Representing students was, she says, her passion. She explains that she was fascinated by the Willis Commission into nurse education and getting delegates to really understand standards have not dropped. She found it “tremendously exciting” promoting and developing student issues at a national level.

“Pushing the student nurse education debate to the fore was my goal,” she says. “We still hear the ‘too posh to wash’ and ‘too clever to care’ arguments, and that really irritates me. People say nurses shouldn’t be degree qualified. Well that is just rubbish.”

Ms Parker says that it is “demoralising” to hear more experienced nurses say that training was better in their day.

“It is important to push these opinions - and make sure they are heard at national level,” says Ms Parker. “I hope we have changed people’s minds with evidence-based practice.”

She has also led debates at the RCN Congress about preceptorship and mentorship, which she believes shouldn’t be an adjunct but fully established as part of a nurse’s role instead. But it’s not just a philanthropic motivation. She also advocates that other students get involved in union work or other activities external to their course because there’s no way of knowing where it can take you.

Through that RCN work Ms Parker was offered a place on the Nursing and Care Quality Forum, which mainly comprised directors of nursing and executive-level nurses.

“You get a whole different view - how policies come out, and why the Department of Health was interested in the Friends and Family Test. It has provided a great insight into how things work within the DH,” she says.
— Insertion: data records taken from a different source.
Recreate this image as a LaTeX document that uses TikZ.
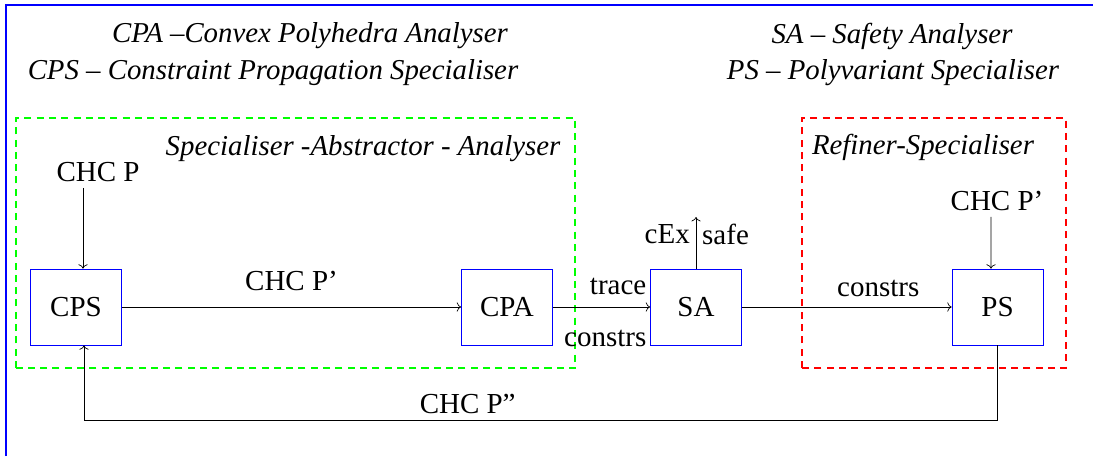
\documentclass[tikz,border=0pt]{standalone}
\usepackage{fontspec}
\setmainfont{Liberation Serif}
\usetikzlibrary{arrows.meta}
\usetikzlibrary{positioning}

\tikzset{
  blk/.style={draw=blue, minimum width=1.82cm, minimum height=1.52cm, inner sep=0pt},
  grp/.style={line width=1pt, dash pattern=on 4pt off 3pt},
  note/.style={font=\fontsize{16.4}{20}\selectfont\itshape},
}

\begin{document}
\begin{tikzpicture}[font=\fontsize{16.5}{20}\selectfont]
  \useasboundingbox (0, 0) rectangle (21.86, 9.12);
  \draw[blue, line width=1.1pt](0.12, 0)--(0.12, 9.02)--(21.86, 9.02);

  % legend
  \node[note] (lcpa) at (6.2, 8.40){CPA --Convex Polyhedra Analyser};
  \node[note] (lcps) at (5.46, 7.66){CPS -- Constraint Propagation Specialiser};
  \node[note] (lsa) at (17.84, 8.40){SA -- Safety Analyser};
  \node[note] (lps) at (17.86, 7.66){PS -- Polyvariant Specialiser};

  % groups
  \draw[grp, green](0.32, 1.76) rectangle (11.5, 6.76);
  \draw[grp, red](16.04, 1.76) rectangle (21.32, 6.76);
  \node[note] (gsaa) at (7.26, 6.14){Specialiser -Abstractor - Analyser};
  \node[note] (grs) at (18.46, 6.18){Refiner-Specialiser};

  % blocks
  \node[blk] (cps) at (1.52, 2.98){CPS};
  \node[blk] (cpa) at (10.14, 2.98){CPA};
  \node[blk] (sa) at (13.92, 2.98){SA};
  \node[blk] (ps) at (19.95, 2.98){PS};

  \node (chcp) at (1.96, 5.68){CHC P};
  \node (chcq) at (19.94, 5.10){CHC P'};
  \coordinate (res) at (13.92, 4.78);

  \draw[->]([xshift=-0.3cm]chcp.south)--([xshift=0.14cm]cps.north);
  \draw[->]([xshift=-0.12cm]chcq.south)--([xshift=-0.13cm]ps.north);

  \draw[->](cps)--node[above=5.7pt]{CHC P'}(cpa);
  \draw[->](cpa)--node[pos=1, anchor=south east, inner sep=2pt, yshift=5pt]{trace}
                 node[pos=1, anchor=north east, inner sep=2pt, yshift=-11pt]{constrs}(sa);
  \draw[->](sa)--node[above=2pt, pos=0.65]{constrs}(ps);
  \draw[->](sa.north)--node[pos=0.67, left]{cEx} node[pos=0.67, right]{safe}(res);

  \draw[->](ps.south)--++(0, -1.5)-|node[above, pos=0.29]{CHC P''}([xshift=0.16cm]cps.south);
\end{tikzpicture}
\end{document}
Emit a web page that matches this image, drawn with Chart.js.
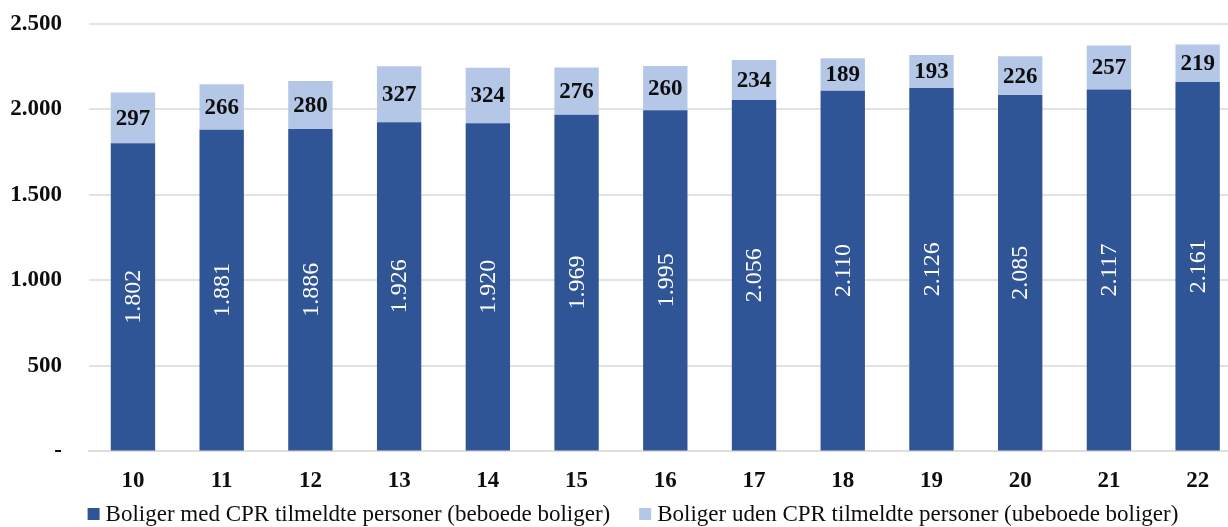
<!DOCTYPE html>
<html>
<head>
<meta charset="utf-8">
<script src="https://cdn.jsdelivr.net/npm/chart.js@4/dist/chart.umd.min.js"></script>
<style>
  html, body { margin: 0; padding: 0; background: #fff; overflow: hidden; }
  #wrap { width: 1228px; height: 527px; overflow: hidden; position: relative; }
  canvas { display: block; }
</style>
</head>
<body>
<div id="wrap"><canvas id="c" width="1242" height="527"></canvas></div>
<script>
// Year labels (20xx)
const categories = ['10', '11', '12', '13', '14', '15', '16', '17', '18', '19', '20', '21', '22'];
// Dwellings with CPR-registered residents
const occupied = [1802, 1881, 1886, 1926, 1920, 1969, 1995, 2056, 2110, 2126, 2085, 2117, 2161];
// Dwellings without CPR-registered residents
const vacant = [297, 266, 280, 327, 324, 276, 260, 234, 189, 193, 226, 257, 219];
const yTicks = [0, 500, 1000, 1500, 2000, 2500];

const SERIF = '"Liberation Serif", "DejaVu Serif", serif';

function fmt(n) {
  if (n === 0) return '-';
  return String(n).replace(/\B(?=(\d{3})+(?!\d))/g, '.');
}

// Value labels: rotated white numbers inside the dark bars, dark numbers in the light caps
const barLabels = {
  id: 'barLabels',
  afterDatasetsDraw(chart) {
    const ctx = chart.ctx;
    ctx.save();
    chart.data.datasets.forEach((ds, di) => {
      const meta = chart.getDatasetMeta(di);
      meta.data.forEach((bar, i) => {
        const v = ds.data[i];
        const cy = (bar.y + bar.base) / 2;
        ctx.textAlign = 'center';
        ctx.textBaseline = 'middle';
        if (di === 0) {
          ctx.save();
          ctx.translate(bar.x, cy);
          ctx.rotate(-Math.PI / 2);
          ctx.font = '24px ' + SERIF;
          ctx.fillStyle = '#ffffff';
          ctx.fillText(fmt(v), 0, 1);
          ctx.restore();
        } else {
          ctx.font = 'bold 23px ' + SERIF;
          ctx.fillStyle = '#0d0d0d';
          ctx.fillText(fmt(v), bar.x, cy + 1);
        }
      });
    });
    ctx.restore();
  }
};

// Legend row under the axis: square swatch + series name, items centred as a group
const legendRow = {
  id: 'legendRow',
  afterDraw(chart, args, opts) {
    const ctx = chart.ctx;
    const box = 12, gap = 6, itemGap = 29;
    ctx.save();
    ctx.font = opts.size + 'px ' + SERIF;
    ctx.textBaseline = 'middle';
    ctx.textAlign = 'left';
    const items = chart.data.datasets.map(ds => ({
      text: ds.label, color: ds.backgroundColor, w: ctx.measureText(ds.label).width
    }));
    const total = items.reduce((s, it) => s + box + gap + it.w, 0) + itemGap * (items.length - 1);
    let x = opts.centerX - total / 2;
    const y = opts.y;
    items.forEach(it => {
      ctx.fillStyle = it.color;
      ctx.fillRect(x, y - box / 2, box, box);
      x += box + gap;
      ctx.fillStyle = '#0d0d0d';
      ctx.fillText(it.text, x, y + 1);
      x += it.w + itemGap;
    });
    ctx.restore();
  }
};

new Chart(document.getElementById('c'), {
  type: 'bar',
  data: {
    labels: categories,
    datasets: [
      {
        label: 'Boliger med CPR tilmeldte personer (beboede boliger)',
        data: occupied,
        backgroundColor: '#2F5597',
        borderWidth: 0,
        barPercentage: 0.5,
        categoryPercentage: 1.0
      },
      {
        label: 'Boliger uden CPR tilmeldte personer (ubeboede boliger)',
        data: vacant,
        backgroundColor: '#B4C7E7',
        borderWidth: 0,
        barPercentage: 0.5,
        categoryPercentage: 1.0
      }
    ]
  },
  options: {
    responsive: false,
    animation: false,
    layout: { padding: { top: 24, left: 0, right: 0, bottom: 16 } },
    plugins: {
      tooltip: { enabled: false },
      legend: { display: false },
      legendRow: { size: 23, centerX: 633, y: 514 }
    },
    scales: {
      x: {
        stacked: true,
        grid: { display: false, drawTicks: false },
        border: { display: true, color: '#dedede', width: 2 },
        ticks: {
          padding: 16,
          color: '#0d0d0d',
          font: { family: SERIF, size: 23, weight: 'bold' }
        }
      },
      y: {
        stacked: true,
        min: 0,
        max: 2500,
        afterFit(scale) { scale.width = 88.6; },
        afterBuildTicks(scale) { scale.ticks = yTicks.map(v => ({ value: v })); },
        grid: { color: '#e2e2e2', lineWidth: 2, drawTicks: true, tickLength: 22, tickColor: 'rgba(0,0,0,0)' },
        border: { display: false },
        ticks: {
          padding: 4.6,
          color: '#0d0d0d',
          font: { family: SERIF, size: 23, weight: 'bold' },
          callback: v => fmt(v)
        }
      }
    }
  },
  plugins: [barLabels, legendRow]
});
</script>
</body>
</html>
“To be part of it made me proud,” she says. “I got to go to number 10, and debated with the former health secretary Andrew Lansley. I represented students on this group, and now I represent newly qualified working nurses at the bottom of the pile, who need representation. We need a loud voice.”

Ms Parker is now working with the group to help formulate the government’s response to the Francis report’s recommendations and how they may be implemented.

Her involvement in the NCQF saw her given the opportunity to judge the Student Nursing Times Awards this year and last year. And she scooped her own award upon graduation earlier this year - the University of Brighton’s School of Nursing and Midwifery Award for Excellence.

She says that student nurses should get stuck in and do something, as well as getting involved with local communities, trusts, studentnursingtimes.net, universities or the RCN.

“It helps you to explore some of the wider picture. Without doubt, it has helped me to understand some of the issues that directors of nursing are facing and it made me a much more empathic and better nurse.”